» Goal:
Copy the data below exactly, omitting any picture it contains.

— BEGIN —

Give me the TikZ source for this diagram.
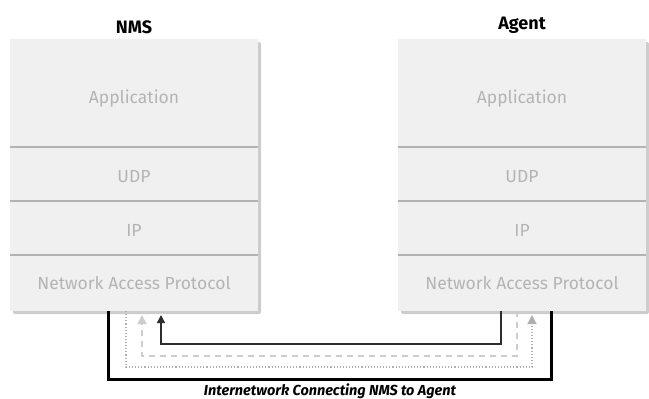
\documentclass[tikz,border=0pt]{standalone}
\usepackage{fontspec}
\setmainfont{Fira Sans}
\usepackage{tikz}
\usetikzlibrary{arrows.meta,positioning,backgrounds}
\definecolor{layerfill}{RGB}{240,240,240}
\definecolor{layerrule}{RGB}{178,178,178}
\definecolor{layerink}{RGB}{180,180,180}
\definecolor{boxshade}{RGB}{205,205,205}
\definecolor{pathdot}{RGB}{175,175,175}
\definecolor{pathdash}{RGB}{205,205,205}
\definecolor{pathsolid}{RGB}{45,45,45}

\begin{document}
\begin{tikzpicture}[x=1pt,y=-1pt,
    layer/.style={rectangle,fill=layerfill,inner sep=0pt,outer sep=0pt,minimum width=248pt},
    ink/.style={text=layerink,font=\fontsize{17.5}{17.5}\selectfont},
    title/.style={font=\fontsize{18}{18}\selectfont\bfseries,text=black},
    sep/.style={layerrule,line width=1.3pt}]
  \useasboundingbox (0,0) rectangle (649,399);
  % ---- NMS stack
  \node[layer,minimum height=108pt,anchor=north west,label={[ink,yshift=-6pt]center:Application}] (nmsapp) at (10,39) {};
  \node[layer,minimum height=54pt,below=0pt of nmsapp,label={[ink,yshift=-3pt]center:UDP}] (nmsudp) {};
  \node[layer,minimum height=54pt,below=0pt of nmsudp,label={[ink,yshift=-2.5pt]center:IP}] (nmsip) {};
  \node[layer,minimum height=56pt,below=0pt of nmsip,label={[ink]center:Network Access Protocol}] (nmsnap) {};
  \node[title,above=2pt of nmsapp] (nmstitle) {NMS};
  % ---- Agent stack
  \node[layer,minimum height=108pt,anchor=north west,label={[ink,yshift=-6pt]center:Application}] (agtapp) at (398,39) {};
  \node[layer,minimum height=54pt,below=0pt of agtapp,label={[ink,yshift=-3pt]center:UDP}] (agtudp) {};
  \node[layer,minimum height=54pt,below=0pt of agtudp,label={[ink,yshift=-2.5pt]center:IP}] (agtip) {};
  \node[layer,minimum height=56pt,below=0pt of agtip,label={[ink]center:Network Access Protocol}] (agtnap) {};
  \node[title,above=2pt of agtapp] (agttitle) {Agent};
  % ---- shading and rules between layers
  \begin{scope}[on background layer]
    \fill[boxshade,rounded corners=2pt] ([shift={(3pt,-3pt)}]nmsapp.north west) rectangle ([shift={(3pt,-3pt)}]nmsnap.south east);
    \fill[boxshade,rounded corners=2pt] ([shift={(3pt,-3pt)}]agtapp.north west) rectangle ([shift={(3pt,-3pt)}]agtnap.south east);
  \end{scope}
  \foreach \l in {nmsapp,nmsudp,nmsip,agtapp,agtudp,agtip}
    \draw[sep] (\l.south west) -- (\l.south east);
  % ---- internetwork paths
  \draw[black,line width=3pt]
    ([xshift=98pt]nmsnap.south west) -- ++(0,68) -| ([xshift=153pt]agtnap.south west);
  \draw[pathdot,line width=1.1pt,dotted,-{Triangle[length=9pt,width=9pt]}]
    ([xshift=116pt]nmsnap.south west) -- ++(0,56) -| ([xshift=134pt,yshift=-4pt]agtnap.south west);
  \draw[pathdash,line width=1.1pt,dash pattern=on 6pt off 5pt,-{Triangle[length=9pt,width=9pt]}]
    ([xshift=119pt]agtnap.south west) -- ++(0,45) -| ([xshift=132pt,yshift=-4pt]nmsnap.south west);
  \draw[pathsolid,line width=1.4pt,-{Triangle[length=8pt,width=8pt]}]
    ([xshift=103pt]agtnap.south west) -- ++(0,33) -| ([xshift=151pt,yshift=-4pt]nmsnap.south west);
  \node[font=\fontsize{14.5}{14.5}\selectfont\bfseries\itshape] (netlabel) at (330,391) {Internetwork Connecting NMS to Agent};
\end{tikzpicture}
\end{document}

— END —

» Solution for this task:
Give me the TikZ source for this diagram.
\documentclass[tikz,border=0pt]{standalone}
\usepackage{fontspec}
\setmainfont{Fira Sans}
\usepackage{tikz}
\usetikzlibrary{arrows.meta,positioning,backgrounds}
\definecolor{layerfill}{RGB}{240,240,240}
\definecolor{layerrule}{RGB}{178,178,178}
\definecolor{layerink}{RGB}{180,180,180}
\definecolor{boxshade}{RGB}{205,205,205}
\definecolor{pathdot}{RGB}{175,175,175}
\definecolor{pathdash}{RGB}{205,205,205}
\definecolor{pathsolid}{RGB}{45,45,45}

\begin{document}
\begin{tikzpicture}[x=1pt,y=-1pt,
    layer/.style={rectangle,fill=layerfill,inner sep=0pt,outer sep=0pt,minimum width=248pt},
    ink/.style={text=layerink,font=\fontsize{17.5}{17.5}\selectfont},
    title/.style={font=\fontsize{18}{18}\selectfont\bfseries,text=black},
    sep/.style={layerrule,line width=1.3pt}]
  \useasboundingbox (0,0) rectangle (649,399);
  % ---- NMS stack
  \node[layer,minimum height=108pt,anchor=north west,label={[ink,yshift=-6pt]center:Application}] (nmsapp) at (10,39) {};
  \node[layer,minimum height=54pt,below=0pt of nmsapp,label={[ink,yshift=-3pt]center:UDP}] (nmsudp) {};
  \node[layer,minimum height=54pt,below=0pt of nmsudp,label={[ink,yshift=-2.5pt]center:IP}] (nmsip) {};
  \node[layer,minimum height=56pt,below=0pt of nmsip,label={[ink]center:Network Access Protocol}] (nmsnap) {};
  \node[title,above=2pt of nmsapp] (nmstitle) {NMS};
  % ---- Agent stack
  \node[layer,minimum height=108pt,anchor=north west,label={[ink,yshift=-6pt]center:Application}] (agtapp) at (398,39) {};
  \node[layer,minimum height=54pt,below=0pt of agtapp,label={[ink,yshift=-3pt]center:UDP}] (agtudp) {};
  \node[layer,minimum height=54pt,below=0pt of agtudp,label={[ink,yshift=-2.5pt]center:IP}] (agtip) {};
  \node[layer,minimum height=56pt,below=0pt of agtip,label={[ink]center:Network Access Protocol}] (agtnap) {};
  \node[title,above=2pt of agtapp] (agttitle) {Agent};
  % ---- shading and rules between layers
  \begin{scope}[on background layer]
    \fill[boxshade,rounded corners=2pt] ([shift={(3pt,-3pt)}]nmsapp.north west) rectangle ([shift={(3pt,-3pt)}]nmsnap.south east);
    \fill[boxshade,rounded corners=2pt] ([shift={(3pt,-3pt)}]agtapp.north west) rectangle ([shift={(3pt,-3pt)}]agtnap.south east);
  \end{scope}
  \foreach \l in {nmsapp,nmsudp,nmsip,agtapp,agtudp,agtip}
    \draw[sep] (\l.south west) -- (\l.south east);
  % ---- internetwork paths
  \draw[black,line width=3pt]
    ([xshift=98pt]nmsnap.south west) -- ++(0,68) -| ([xshift=153pt]agtnap.south west);
  \draw[pathdot,line width=1.1pt,dotted,-{Triangle[length=9pt,width=9pt]}]
    ([xshift=116pt]nmsnap.south west) -- ++(0,56) -| ([xshift=134pt,yshift=-4pt]agtnap.south west);
  \draw[pathdash,line width=1.1pt,dash pattern=on 6pt off 5pt,-{Triangle[length=9pt,width=9pt]}]
    ([xshift=119pt]agtnap.south west) -- ++(0,45) -| ([xshift=132pt,yshift=-4pt]nmsnap.south west);
  \draw[pathsolid,line width=1.4pt,-{Triangle[length=8pt,width=8pt]}]
    ([xshift=103pt]agtnap.south west) -- ++(0,33) -| ([xshift=151pt,yshift=-4pt]nmsnap.south west);
  \node[font=\fontsize{14.5}{14.5}\selectfont\bfseries\itshape] (netlabel) at (330,391) {Internetwork Connecting NMS to Agent};
\end{tikzpicture}
\end{document}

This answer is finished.